*BRIEF*: Write out the entire listing below exactly as it appears, minus any pictures.
[start of PROVIDED DATA]
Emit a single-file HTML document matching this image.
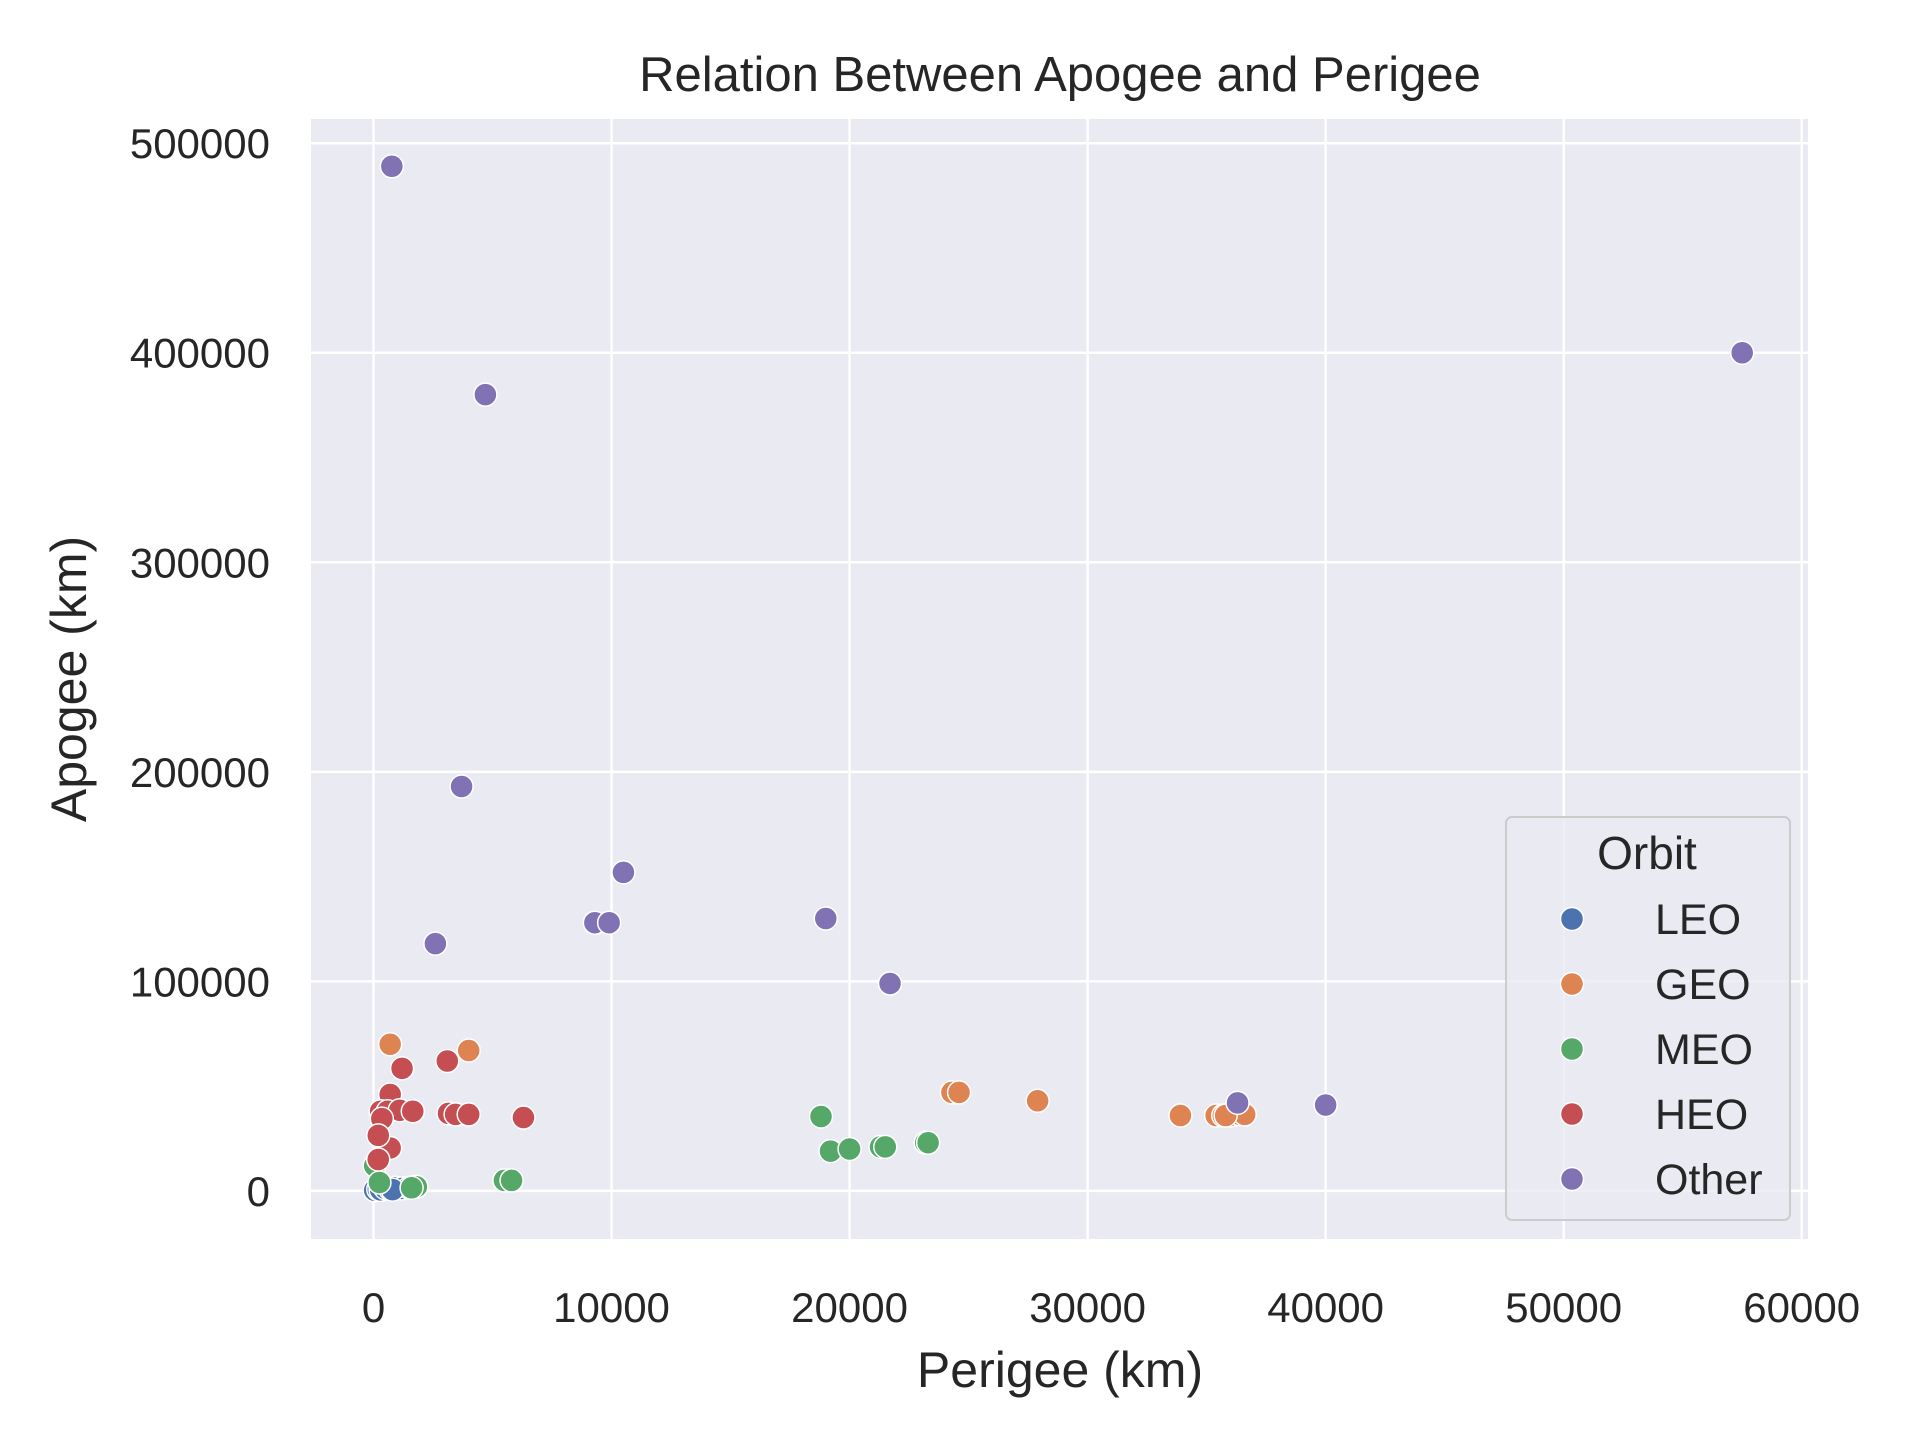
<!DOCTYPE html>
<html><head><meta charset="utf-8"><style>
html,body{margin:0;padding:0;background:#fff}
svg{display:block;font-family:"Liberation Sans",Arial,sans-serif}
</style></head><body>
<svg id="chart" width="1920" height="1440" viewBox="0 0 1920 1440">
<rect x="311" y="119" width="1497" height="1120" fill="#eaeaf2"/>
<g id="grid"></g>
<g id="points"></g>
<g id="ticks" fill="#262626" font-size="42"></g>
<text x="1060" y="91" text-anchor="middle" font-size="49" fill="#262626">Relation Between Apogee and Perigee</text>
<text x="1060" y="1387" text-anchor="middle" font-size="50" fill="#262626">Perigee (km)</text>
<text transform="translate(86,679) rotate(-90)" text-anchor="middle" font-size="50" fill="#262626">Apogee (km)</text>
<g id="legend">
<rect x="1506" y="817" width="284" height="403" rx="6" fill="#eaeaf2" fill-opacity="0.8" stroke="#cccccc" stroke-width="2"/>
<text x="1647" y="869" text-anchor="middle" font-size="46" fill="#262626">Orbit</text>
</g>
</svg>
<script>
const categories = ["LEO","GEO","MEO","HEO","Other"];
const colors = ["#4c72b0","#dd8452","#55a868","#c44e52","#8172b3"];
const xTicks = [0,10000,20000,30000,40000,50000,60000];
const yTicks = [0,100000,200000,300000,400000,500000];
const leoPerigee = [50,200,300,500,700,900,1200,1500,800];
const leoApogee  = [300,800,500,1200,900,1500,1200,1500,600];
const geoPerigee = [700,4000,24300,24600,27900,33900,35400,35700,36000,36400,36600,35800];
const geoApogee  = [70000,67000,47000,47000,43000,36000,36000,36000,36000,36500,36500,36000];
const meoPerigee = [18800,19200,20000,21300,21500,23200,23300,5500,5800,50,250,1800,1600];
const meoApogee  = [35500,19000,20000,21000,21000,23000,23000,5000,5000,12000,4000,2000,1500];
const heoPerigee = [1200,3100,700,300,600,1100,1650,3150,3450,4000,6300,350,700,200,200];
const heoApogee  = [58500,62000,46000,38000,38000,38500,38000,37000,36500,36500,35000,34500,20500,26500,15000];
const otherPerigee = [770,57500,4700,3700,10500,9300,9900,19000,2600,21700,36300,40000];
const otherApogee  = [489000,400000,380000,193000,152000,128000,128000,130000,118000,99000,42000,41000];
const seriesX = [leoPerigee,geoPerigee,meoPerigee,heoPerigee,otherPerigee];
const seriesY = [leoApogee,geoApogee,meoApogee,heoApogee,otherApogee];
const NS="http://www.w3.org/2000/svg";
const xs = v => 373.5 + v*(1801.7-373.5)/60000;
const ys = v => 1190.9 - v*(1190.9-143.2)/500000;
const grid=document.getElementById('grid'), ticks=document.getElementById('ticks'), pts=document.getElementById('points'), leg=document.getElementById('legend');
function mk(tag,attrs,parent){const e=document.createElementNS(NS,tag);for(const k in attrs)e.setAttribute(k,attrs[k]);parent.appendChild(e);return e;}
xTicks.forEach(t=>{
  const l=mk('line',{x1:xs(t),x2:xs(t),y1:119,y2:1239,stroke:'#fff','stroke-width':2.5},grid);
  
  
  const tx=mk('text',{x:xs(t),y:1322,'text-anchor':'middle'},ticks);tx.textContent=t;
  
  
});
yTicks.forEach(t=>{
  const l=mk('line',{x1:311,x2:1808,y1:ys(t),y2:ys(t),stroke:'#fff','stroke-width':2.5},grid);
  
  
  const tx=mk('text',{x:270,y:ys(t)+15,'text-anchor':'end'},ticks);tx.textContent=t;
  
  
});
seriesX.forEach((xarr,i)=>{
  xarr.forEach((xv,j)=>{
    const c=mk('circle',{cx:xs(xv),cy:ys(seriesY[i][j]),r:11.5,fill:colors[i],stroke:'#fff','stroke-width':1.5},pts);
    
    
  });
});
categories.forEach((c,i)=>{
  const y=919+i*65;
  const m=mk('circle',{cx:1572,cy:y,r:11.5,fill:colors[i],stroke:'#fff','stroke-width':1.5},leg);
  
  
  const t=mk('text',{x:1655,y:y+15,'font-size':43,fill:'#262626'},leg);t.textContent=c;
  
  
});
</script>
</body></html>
[end of PROVIDED DATA]
*RESULT FOR THIS EXERCISE*:
Emit a single-file HTML document matching this image.
<!DOCTYPE html>
<html><head><meta charset="utf-8"><style>
html,body{margin:0;padding:0;background:#fff}
svg{display:block;font-family:"Liberation Sans",Arial,sans-serif}
</style></head><body>
<svg id="chart" width="1920" height="1440" viewBox="0 0 1920 1440">
<rect x="311" y="119" width="1497" height="1120" fill="#eaeaf2"/>
<g id="grid"></g>
<g id="points"></g>
<g id="ticks" fill="#262626" font-size="42"></g>
<text x="1060" y="91" text-anchor="middle" font-size="49" fill="#262626">Relation Between Apogee and Perigee</text>
<text x="1060" y="1387" text-anchor="middle" font-size="50" fill="#262626">Perigee (km)</text>
<text transform="translate(86,679) rotate(-90)" text-anchor="middle" font-size="50" fill="#262626">Apogee (km)</text>
<g id="legend">
<rect x="1506" y="817" width="284" height="403" rx="6" fill="#eaeaf2" fill-opacity="0.8" stroke="#cccccc" stroke-width="2"/>
<text x="1647" y="869" text-anchor="middle" font-size="46" fill="#262626">Orbit</text>
</g>
</svg>
<script>
const categories = ["LEO","GEO","MEO","HEO","Other"];
const colors = ["#4c72b0","#dd8452","#55a868","#c44e52","#8172b3"];
const xTicks = [0,10000,20000,30000,40000,50000,60000];
const yTicks = [0,100000,200000,300000,400000,500000];
const leoPerigee = [50,200,300,500,700,900,1200,1500,800];
const leoApogee  = [300,800,500,1200,900,1500,1200,1500,600];
const geoPerigee = [700,4000,24300,24600,27900,33900,35400,35700,36000,36400,36600,35800];
const geoApogee  = [70000,67000,47000,47000,43000,36000,36000,36000,36000,36500,36500,36000];
const meoPerigee = [18800,19200,20000,21300,21500,23200,23300,5500,5800,50,250,1800,1600];
const meoApogee  = [35500,19000,20000,21000,21000,23000,23000,5000,5000,12000,4000,2000,1500];
const heoPerigee = [1200,3100,700,300,600,1100,1650,3150,3450,4000,6300,350,700,200,200];
const heoApogee  = [58500,62000,46000,38000,38000,38500,38000,37000,36500,36500,35000,34500,20500,26500,15000];
const otherPerigee = [770,57500,4700,3700,10500,9300,9900,19000,2600,21700,36300,40000];
const otherApogee  = [489000,400000,380000,193000,152000,128000,128000,130000,118000,99000,42000,41000];
const seriesX = [leoPerigee,geoPerigee,meoPerigee,heoPerigee,otherPerigee];
const seriesY = [leoApogee,geoApogee,meoApogee,heoApogee,otherApogee];
const NS="http://www.w3.org/2000/svg";
const xs = v => 373.5 + v*(1801.7-373.5)/60000;
const ys = v => 1190.9 - v*(1190.9-143.2)/500000;
const grid=document.getElementById('grid'), ticks=document.getElementById('ticks'), pts=document.getElementById('points'), leg=document.getElementById('legend');
function mk(tag,attrs,parent){const e=document.createElementNS(NS,tag);for(const k in attrs)e.setAttribute(k,attrs[k]);parent.appendChild(e);return e;}
xTicks.forEach(t=>{
  const l=mk('line',{x1:xs(t),x2:xs(t),y1:119,y2:1239,stroke:'#fff','stroke-width':2.5},grid);
  
  
  const tx=mk('text',{x:xs(t),y:1322,'text-anchor':'middle'},ticks);tx.textContent=t;
  
  
});
yTicks.forEach(t=>{
  const l=mk('line',{x1:311,x2:1808,y1:ys(t),y2:ys(t),stroke:'#fff','stroke-width':2.5},grid);
  
  
  const tx=mk('text',{x:270,y:ys(t)+15,'text-anchor':'end'},ticks);tx.textContent=t;
  
  
});
seriesX.forEach((xarr,i)=>{
  xarr.forEach((xv,j)=>{
    const c=mk('circle',{cx:xs(xv),cy:ys(seriesY[i][j]),r:11.5,fill:colors[i],stroke:'#fff','stroke-width':1.5},pts);
    
    
  });
});
categories.forEach((c,i)=>{
  const y=919+i*65;
  const m=mk('circle',{cx:1572,cy:y,r:11.5,fill:colors[i],stroke:'#fff','stroke-width':1.5},leg);
  
  
  const t=mk('text',{x:1655,y:y+15,'font-size':43,fill:'#262626'},leg);t.textContent=c;
  
  
});
</script>
</body></html>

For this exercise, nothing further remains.